(EXERCISE GOAL)
Your copy should be exact, beginning at the line containing "Reproduce this chart" and ending at the line containing "ax.set_facecolor(bg)", with both lines kept and every picture dropped.

(DATA LINES)

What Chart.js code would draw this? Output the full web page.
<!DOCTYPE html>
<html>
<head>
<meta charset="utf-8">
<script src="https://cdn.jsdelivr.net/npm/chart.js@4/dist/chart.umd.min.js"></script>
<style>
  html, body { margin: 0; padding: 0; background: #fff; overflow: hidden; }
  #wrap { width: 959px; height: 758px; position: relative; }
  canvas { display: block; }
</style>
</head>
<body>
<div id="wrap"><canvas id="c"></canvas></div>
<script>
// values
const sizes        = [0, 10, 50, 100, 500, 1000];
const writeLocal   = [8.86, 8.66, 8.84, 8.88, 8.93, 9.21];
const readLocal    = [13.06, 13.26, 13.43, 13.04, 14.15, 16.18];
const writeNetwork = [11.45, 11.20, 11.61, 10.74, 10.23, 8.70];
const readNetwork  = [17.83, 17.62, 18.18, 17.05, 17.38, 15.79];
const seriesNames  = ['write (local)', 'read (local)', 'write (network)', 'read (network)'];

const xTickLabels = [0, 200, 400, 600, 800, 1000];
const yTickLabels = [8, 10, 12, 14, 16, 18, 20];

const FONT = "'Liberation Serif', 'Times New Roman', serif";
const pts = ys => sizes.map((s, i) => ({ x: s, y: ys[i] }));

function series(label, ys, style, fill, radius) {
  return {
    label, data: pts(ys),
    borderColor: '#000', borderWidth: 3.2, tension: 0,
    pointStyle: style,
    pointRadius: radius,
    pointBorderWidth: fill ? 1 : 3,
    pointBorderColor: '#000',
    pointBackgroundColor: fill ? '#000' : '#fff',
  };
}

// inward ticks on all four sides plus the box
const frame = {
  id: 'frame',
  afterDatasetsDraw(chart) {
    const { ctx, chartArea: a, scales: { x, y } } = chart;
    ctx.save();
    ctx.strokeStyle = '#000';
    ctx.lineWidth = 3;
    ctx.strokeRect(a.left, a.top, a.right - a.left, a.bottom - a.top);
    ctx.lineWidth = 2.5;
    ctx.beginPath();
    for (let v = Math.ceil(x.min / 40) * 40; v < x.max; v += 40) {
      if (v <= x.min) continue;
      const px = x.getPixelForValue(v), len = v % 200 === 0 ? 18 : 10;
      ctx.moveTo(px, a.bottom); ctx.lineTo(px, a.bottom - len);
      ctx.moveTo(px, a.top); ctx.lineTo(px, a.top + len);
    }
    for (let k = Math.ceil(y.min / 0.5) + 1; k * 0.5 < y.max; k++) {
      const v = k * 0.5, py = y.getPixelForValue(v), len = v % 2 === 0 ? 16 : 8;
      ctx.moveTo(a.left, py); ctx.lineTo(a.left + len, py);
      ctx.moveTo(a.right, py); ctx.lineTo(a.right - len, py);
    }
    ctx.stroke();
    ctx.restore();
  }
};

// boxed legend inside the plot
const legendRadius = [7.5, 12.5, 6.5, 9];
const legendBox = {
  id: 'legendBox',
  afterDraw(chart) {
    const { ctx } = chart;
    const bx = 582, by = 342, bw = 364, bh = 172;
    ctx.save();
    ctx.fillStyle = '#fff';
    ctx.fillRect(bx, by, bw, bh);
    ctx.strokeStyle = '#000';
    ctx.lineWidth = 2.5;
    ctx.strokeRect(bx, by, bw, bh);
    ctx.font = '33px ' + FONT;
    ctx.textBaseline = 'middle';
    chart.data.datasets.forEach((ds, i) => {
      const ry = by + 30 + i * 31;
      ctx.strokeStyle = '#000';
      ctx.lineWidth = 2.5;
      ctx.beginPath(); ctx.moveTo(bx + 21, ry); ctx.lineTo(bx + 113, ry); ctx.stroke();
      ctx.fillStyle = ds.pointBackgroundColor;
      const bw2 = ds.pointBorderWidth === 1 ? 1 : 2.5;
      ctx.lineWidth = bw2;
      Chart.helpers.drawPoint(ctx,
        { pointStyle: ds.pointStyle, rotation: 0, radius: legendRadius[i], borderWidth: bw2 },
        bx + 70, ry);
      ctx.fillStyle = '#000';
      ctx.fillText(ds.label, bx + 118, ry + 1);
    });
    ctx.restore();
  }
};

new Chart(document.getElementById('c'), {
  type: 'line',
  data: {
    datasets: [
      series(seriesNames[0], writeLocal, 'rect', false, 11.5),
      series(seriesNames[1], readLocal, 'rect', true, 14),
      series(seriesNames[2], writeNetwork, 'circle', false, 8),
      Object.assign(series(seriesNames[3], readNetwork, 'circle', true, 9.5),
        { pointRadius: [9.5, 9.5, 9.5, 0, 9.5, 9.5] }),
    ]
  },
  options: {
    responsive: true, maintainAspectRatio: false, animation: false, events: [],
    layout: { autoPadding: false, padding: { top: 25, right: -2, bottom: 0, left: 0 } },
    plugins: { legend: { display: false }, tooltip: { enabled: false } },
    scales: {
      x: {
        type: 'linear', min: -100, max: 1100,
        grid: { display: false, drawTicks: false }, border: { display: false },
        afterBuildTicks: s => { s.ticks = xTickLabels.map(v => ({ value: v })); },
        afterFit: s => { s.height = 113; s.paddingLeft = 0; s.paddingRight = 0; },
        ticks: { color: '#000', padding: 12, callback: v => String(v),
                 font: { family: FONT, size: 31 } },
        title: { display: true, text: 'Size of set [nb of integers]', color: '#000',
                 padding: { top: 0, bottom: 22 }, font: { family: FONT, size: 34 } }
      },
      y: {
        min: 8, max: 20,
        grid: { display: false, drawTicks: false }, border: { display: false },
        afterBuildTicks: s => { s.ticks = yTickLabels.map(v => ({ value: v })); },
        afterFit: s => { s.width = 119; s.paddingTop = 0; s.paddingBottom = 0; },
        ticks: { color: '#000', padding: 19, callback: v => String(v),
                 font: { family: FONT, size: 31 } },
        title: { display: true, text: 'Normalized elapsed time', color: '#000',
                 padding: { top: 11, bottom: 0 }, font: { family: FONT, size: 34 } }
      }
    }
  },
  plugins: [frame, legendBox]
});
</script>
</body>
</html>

...

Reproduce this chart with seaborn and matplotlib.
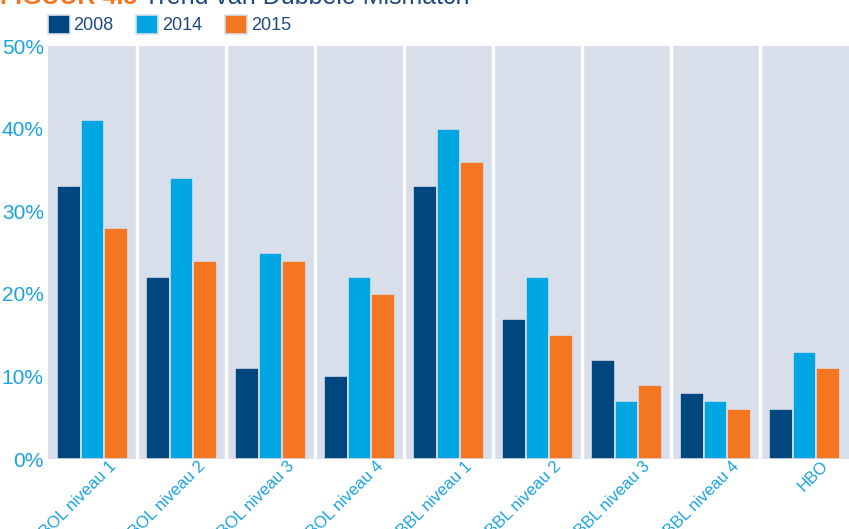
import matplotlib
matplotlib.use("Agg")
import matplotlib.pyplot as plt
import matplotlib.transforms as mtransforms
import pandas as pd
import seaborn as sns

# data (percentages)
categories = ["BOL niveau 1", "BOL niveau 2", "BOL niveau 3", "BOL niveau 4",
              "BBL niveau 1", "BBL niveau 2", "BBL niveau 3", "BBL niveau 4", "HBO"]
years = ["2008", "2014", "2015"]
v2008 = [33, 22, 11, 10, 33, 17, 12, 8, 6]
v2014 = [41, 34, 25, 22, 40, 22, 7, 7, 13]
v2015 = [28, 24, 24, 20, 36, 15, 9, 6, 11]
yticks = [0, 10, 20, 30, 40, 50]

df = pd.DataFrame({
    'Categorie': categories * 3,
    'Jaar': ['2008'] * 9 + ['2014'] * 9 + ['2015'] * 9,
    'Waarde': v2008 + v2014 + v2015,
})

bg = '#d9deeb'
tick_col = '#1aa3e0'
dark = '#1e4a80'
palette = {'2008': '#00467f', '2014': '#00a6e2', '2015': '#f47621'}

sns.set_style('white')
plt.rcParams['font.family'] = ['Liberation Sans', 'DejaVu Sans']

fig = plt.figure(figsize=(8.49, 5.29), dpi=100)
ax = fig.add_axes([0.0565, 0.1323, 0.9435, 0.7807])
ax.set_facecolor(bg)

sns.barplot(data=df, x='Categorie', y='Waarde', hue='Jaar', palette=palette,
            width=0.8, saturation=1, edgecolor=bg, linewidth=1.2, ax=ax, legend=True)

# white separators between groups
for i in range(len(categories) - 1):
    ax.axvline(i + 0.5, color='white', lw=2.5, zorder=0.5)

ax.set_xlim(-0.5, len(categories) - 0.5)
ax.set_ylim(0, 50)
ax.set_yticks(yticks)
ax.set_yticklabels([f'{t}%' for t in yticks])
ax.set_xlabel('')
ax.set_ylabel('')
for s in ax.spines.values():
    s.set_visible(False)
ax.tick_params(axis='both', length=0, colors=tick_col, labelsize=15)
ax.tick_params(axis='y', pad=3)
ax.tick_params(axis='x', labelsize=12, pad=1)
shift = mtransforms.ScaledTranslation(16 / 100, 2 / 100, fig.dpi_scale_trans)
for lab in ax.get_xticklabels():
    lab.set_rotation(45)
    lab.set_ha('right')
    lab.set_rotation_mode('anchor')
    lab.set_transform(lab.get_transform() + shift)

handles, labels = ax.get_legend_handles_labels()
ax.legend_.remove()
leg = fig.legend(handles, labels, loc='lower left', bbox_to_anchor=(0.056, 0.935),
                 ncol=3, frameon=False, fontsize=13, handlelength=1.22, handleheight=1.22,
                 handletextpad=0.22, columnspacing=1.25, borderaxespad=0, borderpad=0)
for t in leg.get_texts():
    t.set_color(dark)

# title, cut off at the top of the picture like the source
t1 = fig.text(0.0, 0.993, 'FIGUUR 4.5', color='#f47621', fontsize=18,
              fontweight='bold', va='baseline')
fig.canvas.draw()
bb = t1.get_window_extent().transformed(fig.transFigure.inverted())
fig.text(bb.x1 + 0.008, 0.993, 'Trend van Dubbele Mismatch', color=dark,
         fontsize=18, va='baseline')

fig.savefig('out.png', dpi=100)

(TASK OUTPUT)
Reproduce this chart with seaborn and matplotlib.
import matplotlib
matplotlib.use("Agg")
import matplotlib.pyplot as plt
import matplotlib.transforms as mtransforms
import pandas as pd
import seaborn as sns

# data (percentages)
categories = ["BOL niveau 1", "BOL niveau 2", "BOL niveau 3", "BOL niveau 4",
              "BBL niveau 1", "BBL niveau 2", "BBL niveau 3", "BBL niveau 4", "HBO"]
years = ["2008", "2014", "2015"]
v2008 = [33, 22, 11, 10, 33, 17, 12, 8, 6]
v2014 = [41, 34, 25, 22, 40, 22, 7, 7, 13]
v2015 = [28, 24, 24, 20, 36, 15, 9, 6, 11]
yticks = [0, 10, 20, 30, 40, 50]

df = pd.DataFrame({
    'Categorie': categories * 3,
    'Jaar': ['2008'] * 9 + ['2014'] * 9 + ['2015'] * 9,
    'Waarde': v2008 + v2014 + v2015,
})

bg = '#d9deeb'
tick_col = '#1aa3e0'
dark = '#1e4a80'
palette = {'2008': '#00467f', '2014': '#00a6e2', '2015': '#f47621'}

sns.set_style('white')
plt.rcParams['font.family'] = ['Liberation Sans', 'DejaVu Sans']

fig = plt.figure(figsize=(8.49, 5.29), dpi=100)
ax = fig.add_axes([0.0565, 0.1323, 0.9435, 0.7807])
ax.set_facecolor(bg)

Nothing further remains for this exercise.